§ Stated problem: Output the full listing below exactly, without the pictures.

§ Material:

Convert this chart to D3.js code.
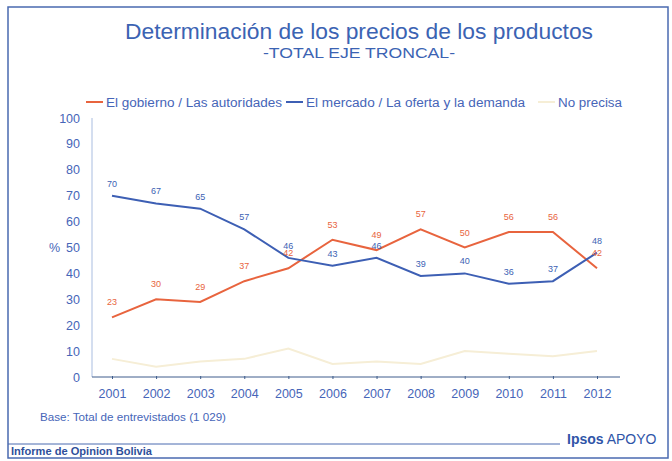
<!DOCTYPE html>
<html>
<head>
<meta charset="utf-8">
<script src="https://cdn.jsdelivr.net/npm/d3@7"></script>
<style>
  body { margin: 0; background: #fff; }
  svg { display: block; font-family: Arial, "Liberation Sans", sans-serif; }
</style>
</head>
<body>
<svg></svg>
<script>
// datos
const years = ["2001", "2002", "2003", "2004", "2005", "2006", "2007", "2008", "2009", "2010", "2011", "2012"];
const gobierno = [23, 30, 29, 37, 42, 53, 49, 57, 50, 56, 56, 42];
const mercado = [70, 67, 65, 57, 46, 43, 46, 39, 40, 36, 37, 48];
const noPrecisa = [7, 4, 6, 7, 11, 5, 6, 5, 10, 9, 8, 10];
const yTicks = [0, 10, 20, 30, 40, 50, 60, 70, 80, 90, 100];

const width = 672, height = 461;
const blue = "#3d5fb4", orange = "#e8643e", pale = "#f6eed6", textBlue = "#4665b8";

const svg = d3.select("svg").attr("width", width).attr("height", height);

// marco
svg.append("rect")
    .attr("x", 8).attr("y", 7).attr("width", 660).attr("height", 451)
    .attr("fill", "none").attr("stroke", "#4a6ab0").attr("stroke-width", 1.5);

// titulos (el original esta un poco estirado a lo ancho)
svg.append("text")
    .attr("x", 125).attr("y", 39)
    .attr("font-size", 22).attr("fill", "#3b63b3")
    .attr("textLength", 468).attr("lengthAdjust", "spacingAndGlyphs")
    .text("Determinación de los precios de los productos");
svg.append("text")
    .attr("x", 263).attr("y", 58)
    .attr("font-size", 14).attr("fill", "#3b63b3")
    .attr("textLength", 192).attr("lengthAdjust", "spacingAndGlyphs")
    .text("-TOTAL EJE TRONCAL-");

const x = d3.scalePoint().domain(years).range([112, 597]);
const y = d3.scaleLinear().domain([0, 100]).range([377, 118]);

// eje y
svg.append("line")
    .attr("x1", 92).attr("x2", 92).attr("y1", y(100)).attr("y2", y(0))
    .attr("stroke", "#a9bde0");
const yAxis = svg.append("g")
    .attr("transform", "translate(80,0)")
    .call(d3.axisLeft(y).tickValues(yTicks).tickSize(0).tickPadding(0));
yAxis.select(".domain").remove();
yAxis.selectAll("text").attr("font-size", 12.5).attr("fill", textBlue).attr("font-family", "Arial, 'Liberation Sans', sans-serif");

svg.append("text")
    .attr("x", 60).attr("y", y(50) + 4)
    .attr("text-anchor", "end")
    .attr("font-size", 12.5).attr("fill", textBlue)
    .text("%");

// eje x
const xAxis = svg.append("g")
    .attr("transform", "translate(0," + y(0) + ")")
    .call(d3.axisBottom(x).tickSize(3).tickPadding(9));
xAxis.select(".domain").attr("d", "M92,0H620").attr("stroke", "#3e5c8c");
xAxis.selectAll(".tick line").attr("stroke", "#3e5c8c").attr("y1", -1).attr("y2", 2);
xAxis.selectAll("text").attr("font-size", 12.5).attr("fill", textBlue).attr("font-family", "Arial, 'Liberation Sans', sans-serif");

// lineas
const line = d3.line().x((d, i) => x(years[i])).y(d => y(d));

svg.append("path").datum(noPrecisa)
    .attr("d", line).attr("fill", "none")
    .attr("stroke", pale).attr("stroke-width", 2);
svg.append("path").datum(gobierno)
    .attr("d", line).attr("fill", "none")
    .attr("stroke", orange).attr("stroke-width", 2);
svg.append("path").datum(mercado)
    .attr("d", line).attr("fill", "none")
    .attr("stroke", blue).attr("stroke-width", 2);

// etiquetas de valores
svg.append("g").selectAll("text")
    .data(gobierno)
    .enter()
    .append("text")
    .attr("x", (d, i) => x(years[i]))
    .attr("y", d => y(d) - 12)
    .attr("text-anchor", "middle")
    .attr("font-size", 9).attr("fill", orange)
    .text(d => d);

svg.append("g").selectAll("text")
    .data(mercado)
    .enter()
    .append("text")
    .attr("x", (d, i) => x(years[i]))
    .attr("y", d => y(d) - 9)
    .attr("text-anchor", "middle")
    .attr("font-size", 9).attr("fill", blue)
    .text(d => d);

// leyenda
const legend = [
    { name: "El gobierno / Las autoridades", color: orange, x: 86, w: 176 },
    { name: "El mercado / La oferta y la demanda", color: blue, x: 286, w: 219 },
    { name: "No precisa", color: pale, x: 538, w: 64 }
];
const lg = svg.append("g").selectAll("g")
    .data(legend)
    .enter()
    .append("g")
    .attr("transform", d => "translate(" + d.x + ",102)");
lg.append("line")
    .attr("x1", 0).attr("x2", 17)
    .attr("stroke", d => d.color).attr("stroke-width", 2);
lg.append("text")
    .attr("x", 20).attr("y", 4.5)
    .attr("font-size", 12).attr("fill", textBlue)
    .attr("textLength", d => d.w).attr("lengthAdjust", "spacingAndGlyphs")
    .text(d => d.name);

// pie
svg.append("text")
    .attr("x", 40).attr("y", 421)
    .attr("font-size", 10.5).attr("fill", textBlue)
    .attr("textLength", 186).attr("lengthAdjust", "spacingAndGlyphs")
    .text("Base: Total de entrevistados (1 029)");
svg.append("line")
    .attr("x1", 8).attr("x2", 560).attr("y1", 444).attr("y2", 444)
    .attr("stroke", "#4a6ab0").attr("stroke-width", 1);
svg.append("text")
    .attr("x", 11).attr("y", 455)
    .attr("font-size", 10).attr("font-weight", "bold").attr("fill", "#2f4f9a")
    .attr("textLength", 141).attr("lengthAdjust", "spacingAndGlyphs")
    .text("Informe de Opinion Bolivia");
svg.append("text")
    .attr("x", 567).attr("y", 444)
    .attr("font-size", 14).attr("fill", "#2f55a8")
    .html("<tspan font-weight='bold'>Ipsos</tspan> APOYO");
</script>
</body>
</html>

§ Task output:
Convert this chart to D3.js code.
<!DOCTYPE html>
<html>
<head>
<meta charset="utf-8">
<script src="https://cdn.jsdelivr.net/npm/d3@7"></script>
<style>
  body { margin: 0; background: #fff; }
  svg { display: block; font-family: Arial, "Liberation Sans", sans-serif; }
</style>
</head>
<body>
<svg></svg>
<script>
// datos
const years = ["2001", "2002", "2003", "2004", "2005", "2006", "2007", "2008", "2009", "2010", "2011", "2012"];
const gobierno = [23, 30, 29, 37, 42, 53, 49, 57, 50, 56, 56, 42];
const mercado = [70, 67, 65, 57, 46, 43, 46, 39, 40, 36, 37, 48];
const noPrecisa = [7, 4, 6, 7, 11, 5, 6, 5, 10, 9, 8, 10];
const yTicks = [0, 10, 20, 30, 40, 50, 60, 70, 80, 90, 100];

const width = 672, height = 461;
const blue = "#3d5fb4", orange = "#e8643e", pale = "#f6eed6", textBlue = "#4665b8";

const svg = d3.select("svg").attr("width", width).attr("height", height);

// marco
svg.append("rect")
    .attr("x", 8).attr("y", 7).attr("width", 660).attr("height", 451)
    .attr("fill", "none").attr("stroke", "#4a6ab0").attr("stroke-width", 1.5);

// titulos (el original esta un poco estirado a lo ancho)
svg.append("text")
    .attr("x", 125).attr("y", 39)
    .attr("font-size", 22).attr("fill", "#3b63b3")
    .attr("textLength", 468).attr("lengthAdjust", "spacingAndGlyphs")
    .text("Determinación de los precios de los productos");
svg.append("text")
    .attr("x", 263).attr("y", 58)
    .attr("font-size", 14).attr("fill", "#3b63b3")
    .attr("textLength", 192).attr("lengthAdjust", "spacingAndGlyphs")
    .text("-TOTAL EJE TRONCAL-");

const x = d3.scalePoint().domain(years).range([112, 597]);
const y = d3.scaleLinear().domain([0, 100]).range([377, 118]);

// eje y
svg.append("line")
    .attr("x1", 92).attr("x2", 92).attr("y1", y(100)).attr("y2", y(0))
    .attr("stroke", "#a9bde0");
const yAxis = svg.append("g")
    .attr("transform", "translate(80,0)")
    .call(d3.axisLeft(y).tickValues(yTicks).tickSize(0).tickPadding(0));
yAxis.select(".domain").remove();
yAxis.selectAll("text").attr("font-size", 12.5).attr("fill", textBlue).attr("font-family", "Arial, 'Liberation Sans', sans-serif");

svg.append("text")
    .attr("x", 60).attr("y", y(50) + 4)
    .attr("text-anchor", "end")
    .attr("font-size", 12.5).attr("fill", textBlue)
    .text("%");

// eje x
const xAxis = svg.append("g")
    .attr("transform", "translate(0," + y(0) + ")")
    .call(d3.axisBottom(x).tickSize(3).tickPadding(9));
xAxis.select(".domain").attr("d", "M92,0H620").attr("stroke", "#3e5c8c");
xAxis.selectAll(".tick line").attr("stroke", "#3e5c8c").attr("y1", -1).attr("y2", 2);
xAxis.selectAll("text").attr("font-size", 12.5).attr("fill", textBlue).attr("font-family", "Arial, 'Liberation Sans', sans-serif");

// lineas
const line = d3.line().x((d, i) => x(years[i])).y(d => y(d));

svg.append("path").datum(noPrecisa)
    .attr("d", line).attr("fill", "none")
    .attr("stroke", pale).attr("stroke-width", 2);
svg.append("path").datum(gobierno)
    .attr("d", line).attr("fill", "none")
    .attr("stroke", orange).attr("stroke-width", 2);
svg.append("path").datum(mercado)
    .attr("d", line).attr("fill", "none")
    .attr("stroke", blue).attr("stroke-width", 2);

// etiquetas de valores
svg.append("g").selectAll("text")
    .data(gobierno)
    .enter()
    .append("text")
    .attr("x", (d, i) => x(years[i]))
    .attr("y", d => y(d) - 12)
    .attr("text-anchor", "middle")
    .attr("font-size", 9).attr("fill", orange)
    .text(d => d);

svg.append("g").selectAll("text")
    .data(mercado)
    .enter()
    .append("text")
    .attr("x", (d, i) => x(years[i]))
    .attr("y", d => y(d) - 9)
    .attr("text-anchor", "middle")
    .attr("font-size", 9).attr("fill", blue)
    .text(d => d);

// leyenda
const legend = [
    { name: "El gobierno / Las autoridades", color: orange, x: 86, w: 176 },
    { name: "El mercado / La oferta y la demanda", color: blue, x: 286, w: 219 },
    { name: "No precisa", color: pale, x: 538, w: 64 }
];
const lg = svg.append("g").selectAll("g")
    .data(legend)
    .enter()
    .append("g")
    .attr("transform", d => "translate(" + d.x + ",102)");
lg.append("line")
    .attr("x1", 0).attr("x2", 17)
    .attr("stroke", d => d.color).attr("stroke-width", 2);
lg.append("text")
    .attr("x", 20).attr("y", 4.5)
    .attr("font-size", 12).attr("fill", textBlue)
    .attr("textLength", d => d.w).attr("lengthAdjust", "spacingAndGlyphs")
    .text(d => d.name);

// pie
svg.append("text")
    .attr("x", 40).attr("y", 421)
    .attr("font-size", 10.5).attr("fill", textBlue)
    .attr("textLength", 186).attr("lengthAdjust", "spacingAndGlyphs")
    .text("Base: Total de entrevistados (1 029)");
svg.append("line")
    .attr("x1", 8).attr("x2", 560).attr("y1", 444).attr("y2", 444)
    .attr("stroke", "#4a6ab0").attr("stroke-width", 1);
svg.append("text")
    .attr("x", 11).attr("y", 455)
    .attr("font-size", 10).attr("font-weight", "bold").attr("fill", "#2f4f9a")
    .attr("textLength", 141).attr("lengthAdjust", "spacingAndGlyphs")
    .text("Informe de Opinion Bolivia");
svg.append("text")
    .attr("x", 567).attr("y", 444)
    .attr("font-size", 14).attr("fill", "#2f55a8")
    .html("<tspan font-weight='bold'>Ipsos</tspan> APOYO");
</script>
</body>
</html>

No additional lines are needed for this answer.